There has been a recent surge in migrants attempting to cross to the UK by sea, with the vast majority presenting as Iranian nationals.

Since November 9, more than 100 migrants have arrived on the Kent coast in dozens of small boats.

MP for Dover Charlie Elphicke wrote Friday: “Just last week, 48 migrants were rescued from the English Channel in the space of 48 hours, in five separate incidents.

“We’ve seen this sort of thing before – but more sporadically, and very rarely during November. To see this number of brazen attempts to break into Britain, even as winter sets in, is unprecedented and deeply concerning.”

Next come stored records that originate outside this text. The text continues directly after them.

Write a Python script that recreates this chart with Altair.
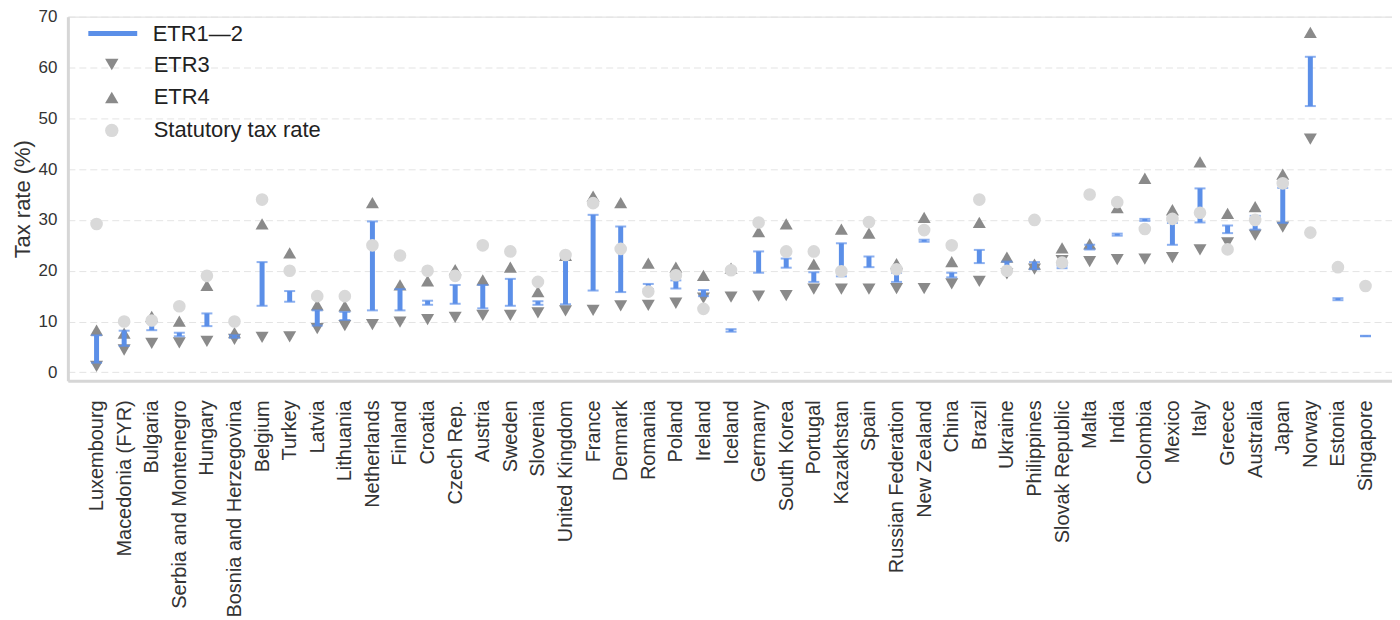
import altair as alt
import pandas as pd

countries = [
    "Luxembourg", "Macedonia (FYR)", "Bulgaria", "Serbia and Montenegro", "Hungary",
    "Bosnia and Herzegovina", "Belgium", "Turkey", "Latvia", "Lithuania", "Netherlands",
    "Finland", "Croatia", "Czech Rep.", "Austria", "Sweden", "Slovenia", "United Kingdom",
    "France", "Denmark", "Romania", "Poland", "Ireland", "Iceland", "Germany",
    "South Korea", "Portugal", "Kazakhstan", "Spain", "Russian Federation", "New Zealand",
    "China", "Brazil", "Ukraine", "Philippines", "Slovak Republic", "Malta", "India",
    "Colombia", "Mexico", "Italy", "Greece", "Australia", "Japan", "Norway", "Estonia",
    "Singapore",
]
etr1 = [1.9, 5.2, 8.3, 7.1, 9.1, 6.8, 13.1, 13.9, 9.2, 10.3, 12.2, 12.2, 13.3, 13.5, 12.6,
        13.1, 13.3, 13.4, 16.1, 15.8, 16.4, 16.5, 15.0, 8.0, 19.6, 20.6, 17.8, 18.9, 20.7,
        17.8, 25.7, 18.7, 21.5, 19.9, 20.3, 20.5, 24.2, 26.9, 29.8, 25.1, 29.5, 27.4, 28.1,
        29.4, 52.4, 14.2, 7.1]
etr2 = [7.3, 8.2, 9.8, 7.8, 11.6, 7.3, 21.7, 16.0, 12.2, 11.9, 29.7, 16.4, 14.1, 17.2, 17.2,
        18.4, 14.0, 22.7, 31.0, 28.7, 17.4, 18.1, 16.2, 8.5, 23.8, 22.4, 19.7, 25.4, 22.8,
        19.6, 26.1, 19.6, 24.1, 21.8, 21.7, 21.0, 25.1, 27.3, 30.2, 29.4, 36.2, 28.9, 30.8,
        36.3, 62.1, 14.6, 7.2]
etr3 = [1.2, 4.4, 5.7, 5.8, 6.1, 6.5, 6.9, 7.0, 8.6, 9.2, 9.4, 9.9, 10.4, 10.8, 11.2,
        11.2, 11.7, 12.1, 12.2, 13.1, 13.2, 13.6, 14.6, 14.8, 15.0, 15.1, 16.4, 16.4, 16.4,
        16.5, 16.5, 17.4, 17.9, 19.4, 20.3, 22.0, 21.8, 22.2, 22.3, 22.6, 24.1, 25.5, 27.0,
        28.6, 45.9, None, None]
etr4 = [8.3, 7.7, 11.0, 10.1, 17.1, 7.8, 29.2, 23.5, 13.3, 13.1, 33.4, 17.2, 18.0, 20.2, 18.2,
        20.7, 15.9, 23.0, 34.7, 33.4, 21.5, 20.7, 19.1, 20.5, 27.7, 29.2, 21.3, 28.2, 27.4,
        21.4, 30.5, 21.8, 29.5, 22.7, 21.3, 24.5, 25.3, 32.4, 38.2, 32.0, 41.4, 31.3, 32.6,
        39.0, 66.9, None, None]
statutory = [29.2, 10.0, 10.2, 13.0, 19.0, 10.0, 34.0, 20.0, 15.0, 15.0, 25.0, 23.0, 20.0,
             19.0, 25.0, 23.8, 17.8, 23.1, 33.3, 24.3, 15.9, 19.1, 12.5, 20.1, 29.5, 23.8,
             23.8, 19.9, 29.6, 20.3, 28.0, 25.0, 34.0, 20.0, 30.0, 21.6, 35.0, 33.5, 28.2,
             30.2, 31.4, 24.2, 30.0, 37.2, 27.5, 20.7, 17.0]

BLUE = "#5b8fe8"
GRAY = "#8a8a8a"
LIGHT = "#d9d9d9"
FONT = "Liberation Sans"

wide = pd.DataFrame({"country": countries, "etr1": etr1, "etr2": etr2})
tri_df = pd.concat([
    pd.DataFrame({"country": countries, "value": etr3, "series": "ETR3"}),
    pd.DataFrame({"country": countries, "value": etr4, "series": "ETR4"}),
]).dropna()
stat_df = pd.DataFrame({"country": countries, "value": statutory, "series": "Statutory tax rate"})

x_enc = alt.X(
    "country:N", sort=countries,
    scale=alt.Scale(type="point", padding=2.27, align=0.52),
    axis=alt.Axis(title=None, labelAngle=-90, labelFontSize=20, labelColor="#333333",
                  labelPadding=19, ticks=False, domainColor="#d6d6d6", domainWidth=3,
                  labelFont=FONT, grid=False, labelLimit=400),
)
y_scale = alt.Scale(domain=[-1.67, 70], nice=False, zero=False)
y_axis = alt.Axis(title="Tax rate (%)", values=list(range(0, 80, 10)), titleFontSize=22,
                  titleFontWeight="normal", titleColor="#333333", titleFont=FONT,
                  titlePadding=4, labelFontSize=17, labelColor="#333333", labelFont=FONT,
                  labelPadding=11, ticks=False, domainColor="#d6d6d6", domainWidth=3,
                  grid=True, gridColor="#e4e4e4", gridDash=[7, 4], gridWidth=1)

ser_domain = ["ETR3", "ETR4", "Statutory tax rate"]
shape_scale = alt.Scale(domain=ser_domain, range=["triangle-down", "triangle-up", "circle"])
color_scale = alt.Scale(domain=ser_domain, range=[GRAY, GRAY, LIGHT])
pt_legend = alt.Legend(title=None, orient="none", legendX=33, legendY=37, labelFontSize=22,
                       labelColor="#222222", labelFont=FONT, symbolSize=180, labelLimit=400,
                       labelOffset=31, rowPadding=11, symbolStrokeWidth=0, padding=0)

tri = alt.Chart(tri_df).mark_point(filled=True, size=170, opacity=1).encode(
    x=x_enc,
    y=alt.Y("value:Q", scale=y_scale, axis=y_axis),
    shape=alt.Shape("series:N", scale=shape_scale, legend=pt_legend),
    color=alt.Color("series:N", scale=color_scale, legend=pt_legend),
)

bars = alt.Chart(wide).transform_calculate(bar_series="'ETR1—2'").mark_rule(
    color=BLUE, strokeWidth=5).encode(
    x=x_enc,
    y=alt.Y("etr1:Q", scale=y_scale),
    y2="etr2:Q",
    opacity=alt.Opacity(
        "bar_series:O", scale=alt.Scale(domain=["ETR1—2"], range=[1]),
        legend=alt.Legend(title=None, orient="none", legendX=18, legendY=-10, labelFontSize=22,
                          labelColor="#222222", labelFont=FONT, symbolType="stroke",
                          symbolSize=2401, symbolStrokeColor=BLUE, symbolStrokeWidth=5,
                          labelOffset=13, padding=0, labelLimit=400),
    ),
)

caps_lo = alt.Chart(wide).mark_tick(color=BLUE, size=11, thickness=2).encode(
    x=x_enc, y=alt.Y("etr1:Q", scale=y_scale))
caps_hi = alt.Chart(wide).mark_tick(color=BLUE, size=11, thickness=2).encode(
    x=x_enc, y=alt.Y("etr2:Q", scale=y_scale))

circles = alt.Chart(stat_df).mark_point(filled=True, size=160, opacity=1).encode(
    x=x_enc,
    y=alt.Y("value:Q", scale=y_scale),
    shape=alt.Shape("series:N", scale=shape_scale, legend=pt_legend),
    color=alt.Color("series:N", scale=color_scale, legend=pt_legend),
)

chart = alt.layer(tri, bars, caps_lo, caps_hi, circles).properties(
    width=1327, height=365,
    autosize=alt.AutoSizeParams(type="none"),
    padding={"left": 60, "top": 8, "right": 0, "bottom": 236},
).configure_view(stroke=None).configure(font=FONT)

chart.save("out.html", embed_options={"renderer": "svg", "actions": False})
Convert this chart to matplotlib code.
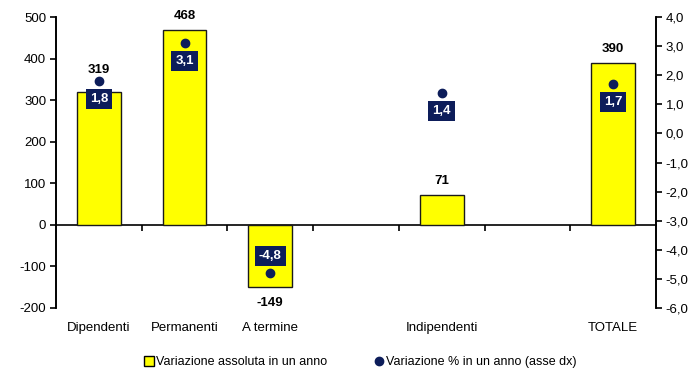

Pascal Marconville, the state prosecutor in Boulogne-sur-Mer near Calais, claimed people-traffickers were encouraging the recent wave of crossings as they believe it will be more difficult after Brexit.

He told The Times that gangs had introduced a Brexit surcharge on would-be migrants for the crossing, hiking fees by up to 30 percent.

Lieutenant Ingrid Parrot, from the French maritime law enforcement agency, added: “It’s not an increase [in attempted Channel crossings] that we are seeing, it’s an explosion.

“We have the impression that migrants are afraid that the border will be completely closed after Brexit and they will not be able to cross at all.

“Our fear is that there will be collisions, people injured in the sea and bodies washing up on beaches and we don’t want that to happen.”